In year-end financial statements released Tuesday, the global producer stated the largest portion of its 2019 capital budget will be spent in Alberta where it expects stable oil pricing to continue in the year ahead.

“IPC is not affected by the production curtailments but has benefited from the sharp improvements in the differential witnessed since the policy was announced,” IPC stated in it managers discussion and analysis filing.

“All in all, the oil market appears to be far more balanced than it was in 2018 which presents a more favourable investment climate for our growth plans going forward.”

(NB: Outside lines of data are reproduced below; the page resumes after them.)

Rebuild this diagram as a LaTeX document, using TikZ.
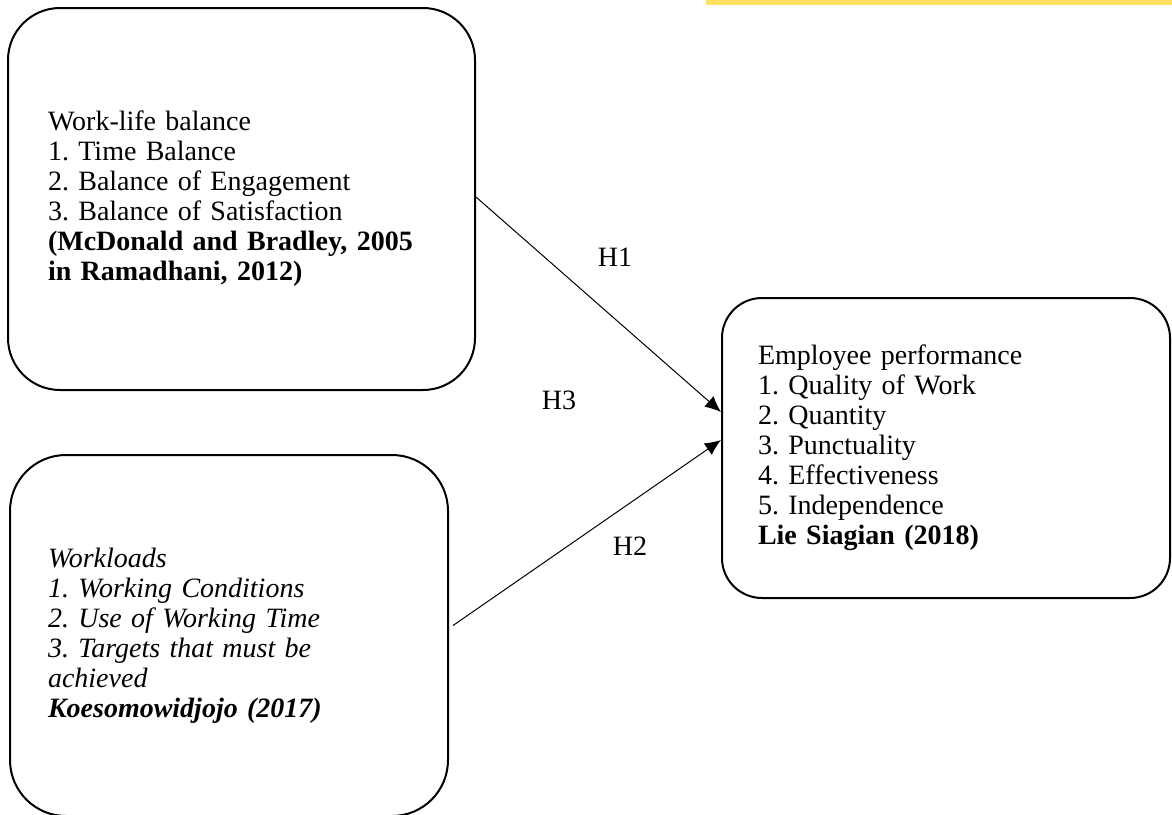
\documentclass[tikz,border=0pt]{standalone}
\usepackage{fontspec}
\setmainfont{Liberation Serif}
\usetikzlibrary{arrows.meta,positioning}
\definecolor{barYellow}{RGB}{255,223,94}
\tikzset{varbox/.style={rectangle,draw=black,line width=1pt,align=left,inner ysep=0pt,font=\fontsize{14}{15}\selectfont\frenchspacing}}
\tikzset{hyplabel/.style={font=\fontsize{14}{15}\selectfont}}
\tikzset{hypArrow/.style={-{Latex[length=8pt,width=7pt]},line width=0.5pt}}

\begin{document}
\begin{tikzpicture}[x=0.5pt,y=-0.5pt]
\useasboundingbox (0,0) rectangle (1172,814);
\fill [barYellow] (706,0) rectangle (1172,5);
% variables
	\node (wlb) [varbox, rounded corners=26pt, inner xsep=20pt, text width=193.5pt, minimum height=191pt] at (241.5,199)
	{Work-life balance\\1. Time Balance\\2. Balance of Engagement\\3. Balance of Satisfaction\\
	\textbf{(McDonald and Bradley, 2005}\\\textbf{in Ramadhani, 2012)}} ;
	\node (wkl) [varbox, rounded corners=28pt, inner xsep=19pt, text width=181pt, minimum height=180.5pt] at (229,635.5)
	{\itshape Workloads\\1. Working Conditions\\2. Use of Working Time\\3. Targets that must be\\achieved\\
	\textbf{Koesomowidjojo (2017)}} ;
	\node (emp) [varbox, rounded corners=20pt, inner xsep=18pt, text width=188pt, minimum height=150pt] at (946,448)
	{Employee performance\\1. Quality of Work\\2. Quantity\\3. Punctuality\\4. Effectiveness\\5. Independence\\
	\textbf{Lie Siagian (2018)}} ;
% hypotheses
	\draw [hypArrow] ([yshift=1pt]wlb.east) -- ([yshift=18pt]emp.west);
	\draw [hypArrow] ([shift={(2pt,5pt)}]wkl.east) -- ([yshift=4pt]emp.west);
	\node (h1) [hyplabel] at (615,257) {H1} ;
	\node (h3) [hyplabel] at (559,400) {H3} ;
	\node (h2) [hyplabel] at (630,546) {H2} ;
\end{tikzpicture}
\end{document}
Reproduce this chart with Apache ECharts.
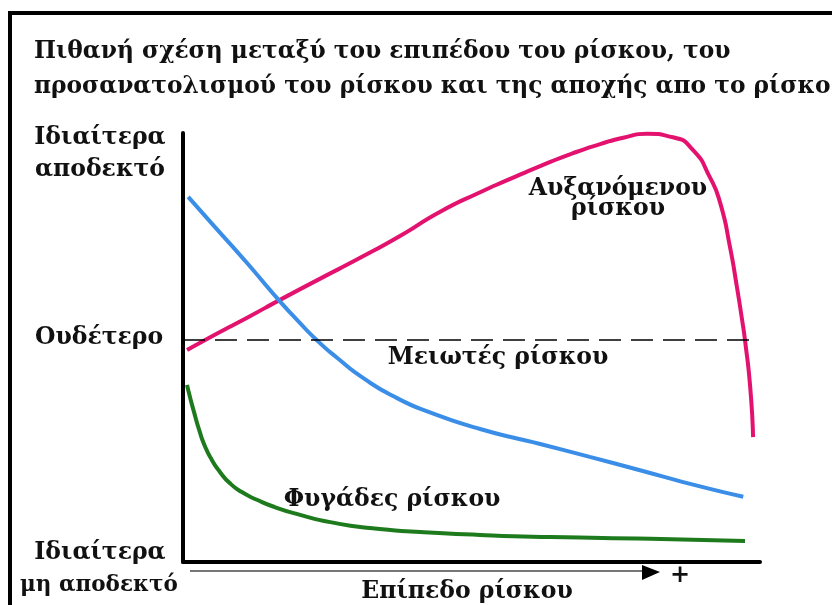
<!DOCTYPE html>
<html>
<head>
<meta charset="utf-8">
<script src="https://cdn.jsdelivr.net/npm/echarts@6/dist/echarts.min.js"></script>
<style>
html,body{margin:0;padding:0;background:#fff;}
#c{width:832px;height:605px;}
</style>
</head>
<body>
<div id="c"></div>
<script>
// Title lines
var titleLines = ['Πιθανή σχέση μεταξύ του επιπέδου του ρίσκου, του',
                  'προσανατολισμού του ρίσκου και της αποχής απο το ρίσκο'];
// Y-axis level labels
var yTopLabel = ['Ιδιαίτερα', 'αποδεκτό'];
var yMidLabel = 'Ουδέτερο';
var yBottomLabel = ['Ιδιαίτερα', 'μη αποδεκτό'];
var xAxisName = 'Επίπεδο ρίσκου';
var seriesNames = ['Αυξανόμενου\nρίσκου', 'Μειωτές ρίσκου', 'Φυγάδες ρίσκου'];
var neutralLevel = 51.7;

// Risk seekers (increasing risk): x = risk level, y = acceptability
var increasingX = [0.7, 6.4, 11.6, 16.8, 23.7, 30.7, 37.6, 44.5, 51.5, 56.2, 61.9, 67.6, 72.3, 76.3, 80.4, 84.9, 88.4, 91.3, 93.1, 94.8, 96.0, 96.9, 97.4, 98.3, 98.8];
var increasingY = [49.4, 53.6, 57.3, 61.1, 66.0, 70.9, 76.0, 81.6, 86.2, 89.0, 92.3, 95.3, 97.4, 98.9, 99.8, 99.0, 96.0, 89.7, 83.7, 73.4, 64.1, 56.4, 51.7, 40.8, 29.1];
// Risk reducers
var reducersX = [0.9, 5.2, 11.1, 16.3, 19.8, 23.2, 26.7, 31.2, 37.1, 42.8, 51.5, 61.9, 70.5, 79.2, 87.9, 97.1];
var reducersY = [85.1, 78.6, 69.7, 61.5, 56.4, 51.7, 47.6, 42.9, 38.2, 34.9, 31.0, 27.5, 24.5, 21.4, 18.2, 15.2];
// Risk avoiders
var avoidersX = [0.7, 1.2, 1.9, 2.8, 3.8, 5.0, 6.4, 8.1, 10.2, 12.8, 15.9, 20.3, 25.5, 32.4, 41.1, 51.5, 63.6, 81.0, 97.4];
var avoidersY = [41.3, 38.5, 35.0, 30.8, 27.0, 23.8, 21.0, 18.4, 16.3, 14.5, 12.8, 11.0, 9.3, 7.9, 7.0, 6.3, 5.8, 5.4, 4.9];

function zip(a, b) { return a.map(function (v, i) { return [v, b[i]]; }); }

var FONT = 'DejaVu Serif';
var chart = echarts.init(document.getElementById('c'));
function txt(x, y, t, size, lh) {
  return { type: 'text', x: x, y: y, style: { text: t, fontFamily: FONT, fontWeight: 'bold', fill: '#111', align: 'center', verticalAlign: 'middle', fontSize: size || 23.5, lineHeight: lh || 32 } };
}
chart.setOption({
  animation: false,
  backgroundColor: '#fff',
  title: {
    text: titleLines.join('\n'),
    left: 29, top: 29,
    textStyle: { fontFamily: FONT, fontWeight: 'bold', fontSize: 23.3, lineHeight: 35, color: '#111' }
  },
  grid: { left: 183, top: 133, right: 72, bottom: 43 },
  xAxis: { type: 'value', min: 0, max: 100, axisLine: { show: true, lineStyle: { color: '#000', width: 4 } }, axisTick: { show: false }, axisLabel: { show: false }, splitLine: { show: false } },
  yAxis: { type: 'value', min: 0, max: 100, axisLine: { show: true, lineStyle: { color: '#000', width: 4 } }, axisTick: { show: false }, axisLabel: { show: false }, splitLine: { show: false } },
  series: [
    { type: 'line', name: seriesNames[0], data: zip(increasingX, increasingY), smooth: 0.6, symbol: 'none', lineStyle: { color: '#e3126f', width: 4 },
      markLine: { silent: true, symbol: 'none', label: { show: false }, lineStyle: { color: '#000', type: [22, 10], width: 1.5 },
        data: [[{ coord: [0, neutralLevel] }, { coord: [98.8, neutralLevel] }]] } },
    { type: 'line', name: seriesNames[1], data: zip(reducersX, reducersY), smooth: 0.6, symbol: 'none', lineStyle: { color: '#3a8ee8', width: 4 } },
    { type: 'line', name: seriesNames[2], data: zip(avoidersX, avoidersY), smooth: 0.6, symbol: 'none', lineStyle: { color: '#1d7a1d', width: 4 } }
  ],
  graphic: [
    { type: 'line', shape: { x1: 8, y1: 13, x2: 832, y2: 13 }, style: { stroke: '#000', lineWidth: 4 } },
    { type: 'line', shape: { x1: 10, y1: 11, x2: 10, y2: 605 }, style: { stroke: '#000', lineWidth: 4 } },
    txt(100, 138, yTopLabel[0]),
    txt(100, 170, yTopLabel[1]),
    txt(99, 338, yMidLabel),
    txt(100, 553, yBottomLabel[0]),
    txt(99, 585, yBottomLabel[1], 21.5),
    txt(618, 199, seriesNames[0], 23.5, 20),
    txt(498, 358, seriesNames[1]),
    txt(392, 500, seriesNames[2]),
    txt(467, 592, xAxisName),
    { type: 'line', shape: { x1: 190, y1: 571, x2: 645, y2: 571 }, style: { stroke: '#777', lineWidth: 2 } },
    { type: 'polygon', shape: { points: [[642, 565], [660, 572], [642, 580]] }, style: { fill: '#000' } },
    txt(680, 576, '+', 24)
  ]
});
</script>
</body>
</html>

In December, the Alberta government announced the province’s largest oil producers would be required to reduced their output by 8.7 per cent, or 325,000 barrels per day, in hopes of bringing down inventories. That has closed a price differential on oil shipped out of province, and last month, the province announced it would ease the curtailment.

Integrated producers, those with refining wings that benefit from lower pricing, have panned the move, while smaller companies and other majors have expressed support.

According to IPC’s year-end report, prices realized at Sufflied ranged from US$40.13 to US$50.30 averaged over the first three quarters, but that figure fell to US$21.30 in the final three months of 2018, before recovering in January.

The whole year average price on Alberta gas was C$2.54 per gigajoule, slightly ahead of IPC’s prediction of C$2.40.

IPC’s capital guidance states a combined effort at Suffield and several Black Pearl projects in northern Alberta combined could cost between US$43 million and US$63 million. There is no breakdown of spending in each area, but specific to Suffield, ICP plans to complete 17 oil wells mostly in later 2019 and recomplete as many as 150 natural gas wells.

The previous work, including six oil wells drilled lin late 2018, boosted production on the block of leases by about 9 per cent, the company said.

Over the last year the company increased its capital spending in Canada by about 40 per cent to US$15 million on drilling and a “gas optimization” plan that is “ahead of schedule” according to company documents.

IPC stock price rose sharply following the release, gaining about 25 per cent over three days to sit at C$5.59 during trading mid-day on Thursday.

The company ended the year with global production of 34,600 barrels of oil equivalent per day, including 23,900 barrels from Suffield operations, and posted adjusted earnings of US$103.6 million for the whole year.